**Given problem**
Reproduce the listing word for word. Skip any image.

* start Dataset extract *

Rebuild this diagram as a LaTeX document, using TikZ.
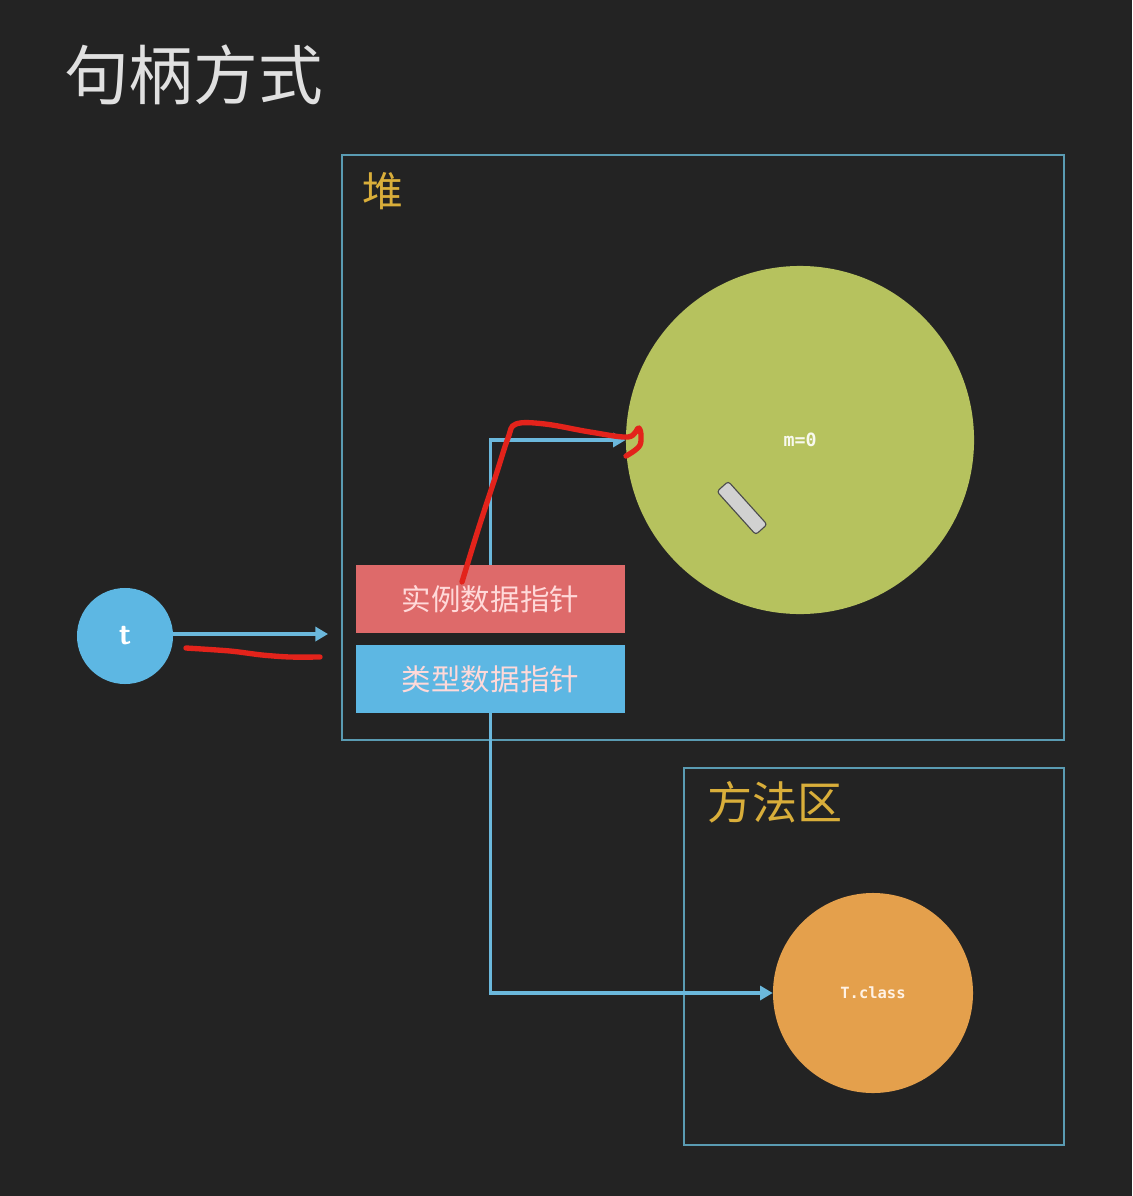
\documentclass[tikz,border=0pt]{standalone}
\usepackage{fontspec}
\newfontfamily\cjk{Noto Sans CJK SC}
\newfontfamily\monof{DejaVu Sans Mono}
\usetikzlibrary{arrows.meta}
\definecolor{bg}{HTML}{232323}
\definecolor{frame}{HTML}{5A9BB2}
\definecolor{gold}{HTML}{D9AE3A}
\definecolor{greenc}{HTML}{B6C25E}
\definecolor{orangec}{HTML}{E4A04C}
\definecolor{blueb}{HTML}{5DB7E3}
\definecolor{redb}{HTML}{DE6A6A}
\definecolor{conn}{HTML}{6BB8DC}
\definecolor{scribble}{HTML}{E3231B}
\tikzset{
  area/.style={draw=frame, line width=1.4pt, inner sep=0pt},
  arealabel/.style={text=gold, font=\cjk, anchor=north west, inner sep=0pt},
  ptrbox/.style={minimum width=6.725cm, minimum height=1.7cm, inner sep=0pt, text=white!85!red, font=\cjk\fontsize{21}{24}\selectfont},
  conn/.style={draw=conn, line width=2.2pt, arrows={-Triangle[length=9pt,width=10pt]}},
  scrib/.style={draw=scribble, line width=3.8pt, line cap=round, line join=round},
}
\begin{document}
\begin{tikzpicture}[x=0.025cm, y=-0.025cm]
\fill[bg] (0,0) rectangle (1132,1196);
\useasboundingbox (0,0) rectangle (1132,1196);

\node[anchor=north west, inner sep=0pt, text=white!88!black, font=\cjk\fontsize{46}{52}\selectfont] (title) at (64,44) {句柄方式};

\node[area, minimum width=18.05cm, minimum height=14.625cm] (heap) at (703,447.5) {};
\node[arealabel, font=\cjk\fontsize{29}{33}\selectfont] (heaplbl) at (362,172) {堆};

\node[area, minimum width=9.5cm, minimum height=9.425cm] (method) at (874,956.5) {};
\node[arealabel, font=\cjk\fontsize{32}{36}\selectfont] (methodlbl) at (707,781) {方法区};

\node[circle, fill=greenc, minimum size=8.7cm, inner sep=0pt, text=white!90!greenc, font=\monof\bfseries\fontsize{13}{15}\selectfont] (obj) at (800,440) {m=0};
\node[circle, fill=orangec, minimum size=5cm, inner sep=0pt, text=white!90!orange, font=\monof\bfseries\fontsize{11}{13}\selectfont] (tclass) at (873,993) {T.class};

\node[ptrbox, fill=redb] (inst) at (490.5,599) {实例数据指针};
\node[ptrbox, fill=blueb] (type) at (490.5,679) {类型数据指针};

\node[circle, fill=blueb, minimum size=2.4cm, inner sep=0pt, text=white, font=\sffamily\bfseries\fontsize{22}{24}\selectfont] (t) at (125,636) {t};
\coordinate (tend) at (328,634);

\draw[conn] (inst.north) |- (obj.west);
\draw[conn] (type.south) |- (tclass.west);
\draw[conn] (t.east |- tend) -- (tend);

% pencil cursor
\node[draw=black!70, fill=black!18, line width=0.8pt, rounded corners=2pt, minimum width=1.45cm, minimum height=0.38cm, inner sep=0pt, rotate=-48] (pencil) at (742,508) {};

% red scribbles
\draw[scrib] plot[smooth, tension=0.6] coordinates {(462,582) (478,530) (496,475) (508,438) (516,424) (545,424) (590,432) (628,437) (639,428) (640,445) (626,456)};
\draw[scrib] plot[smooth, tension=0.5] coordinates {(186,648) (230,651) (262,655) (290,657) (320,657)};
\end{tikzpicture}
\end{document}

* end Dataset extract *

**Expected answer**
Rebuild this diagram as a LaTeX document, using TikZ.
\documentclass[tikz,border=0pt]{standalone}
\usepackage{fontspec}
\newfontfamily\cjk{Noto Sans CJK SC}
\newfontfamily\monof{DejaVu Sans Mono}
\usetikzlibrary{arrows.meta}
\definecolor{bg}{HTML}{232323}
\definecolor{frame}{HTML}{5A9BB2}
\definecolor{gold}{HTML}{D9AE3A}
\definecolor{greenc}{HTML}{B6C25E}
\definecolor{orangec}{HTML}{E4A04C}
\definecolor{blueb}{HTML}{5DB7E3}
\definecolor{redb}{HTML}{DE6A6A}
\definecolor{conn}{HTML}{6BB8DC}
\definecolor{scribble}{HTML}{E3231B}
\tikzset{
  area/.style={draw=frame, line width=1.4pt, inner sep=0pt},
  arealabel/.style={text=gold, font=\cjk, anchor=north west, inner sep=0pt},
  ptrbox/.style={minimum width=6.725cm, minimum height=1.7cm, inner sep=0pt, text=white!85!red, font=\cjk\fontsize{21}{24}\selectfont},
  conn/.style={draw=conn, line width=2.2pt, arrows={-Triangle[length=9pt,width=10pt]}},
  scrib/.style={draw=scribble, line width=3.8pt, line cap=round, line join=round},
}
\begin{document}
\begin{tikzpicture}[x=0.025cm, y=-0.025cm]
\fill[bg] (0,0) rectangle (1132,1196);
\useasboundingbox (0,0) rectangle (1132,1196);

\node[anchor=north west, inner sep=0pt, text=white!88!black, font=\cjk\fontsize{46}{52}\selectfont] (title) at (64,44) {句柄方式};

\node[area, minimum width=18.05cm, minimum height=14.625cm] (heap) at (703,447.5) {};
\node[arealabel, font=\cjk\fontsize{29}{33}\selectfont] (heaplbl) at (362,172) {堆};

\node[area, minimum width=9.5cm, minimum height=9.425cm] (method) at (874,956.5) {};
\node[arealabel, font=\cjk\fontsize{32}{36}\selectfont] (methodlbl) at (707,781) {方法区};

\node[circle, fill=greenc, minimum size=8.7cm, inner sep=0pt, text=white!90!greenc, font=\monof\bfseries\fontsize{13}{15}\selectfont] (obj) at (800,440) {m=0};
\node[circle, fill=orangec, minimum size=5cm, inner sep=0pt, text=white!90!orange, font=\monof\bfseries\fontsize{11}{13}\selectfont] (tclass) at (873,993) {T.class};

\node[ptrbox, fill=redb] (inst) at (490.5,599) {实例数据指针};
\node[ptrbox, fill=blueb] (type) at (490.5,679) {类型数据指针};

\node[circle, fill=blueb, minimum size=2.4cm, inner sep=0pt, text=white, font=\sffamily\bfseries\fontsize{22}{24}\selectfont] (t) at (125,636) {t};
\coordinate (tend) at (328,634);

\draw[conn] (inst.north) |- (obj.west);
\draw[conn] (type.south) |- (tclass.west);
\draw[conn] (t.east |- tend) -- (tend);

% pencil cursor
\node[draw=black!70, fill=black!18, line width=0.8pt, rounded corners=2pt, minimum width=1.45cm, minimum height=0.38cm, inner sep=0pt, rotate=-48] (pencil) at (742,508) {};

% red scribbles
\draw[scrib] plot[smooth, tension=0.6] coordinates {(462,582) (478,530) (496,475) (508,438) (516,424) (545,424) (590,432) (628,437) (639,428) (640,445) (626,456)};
\draw[scrib] plot[smooth, tension=0.5] coordinates {(186,648) (230,651) (262,655) (290,657) (320,657)};
\end{tikzpicture}
\end{document}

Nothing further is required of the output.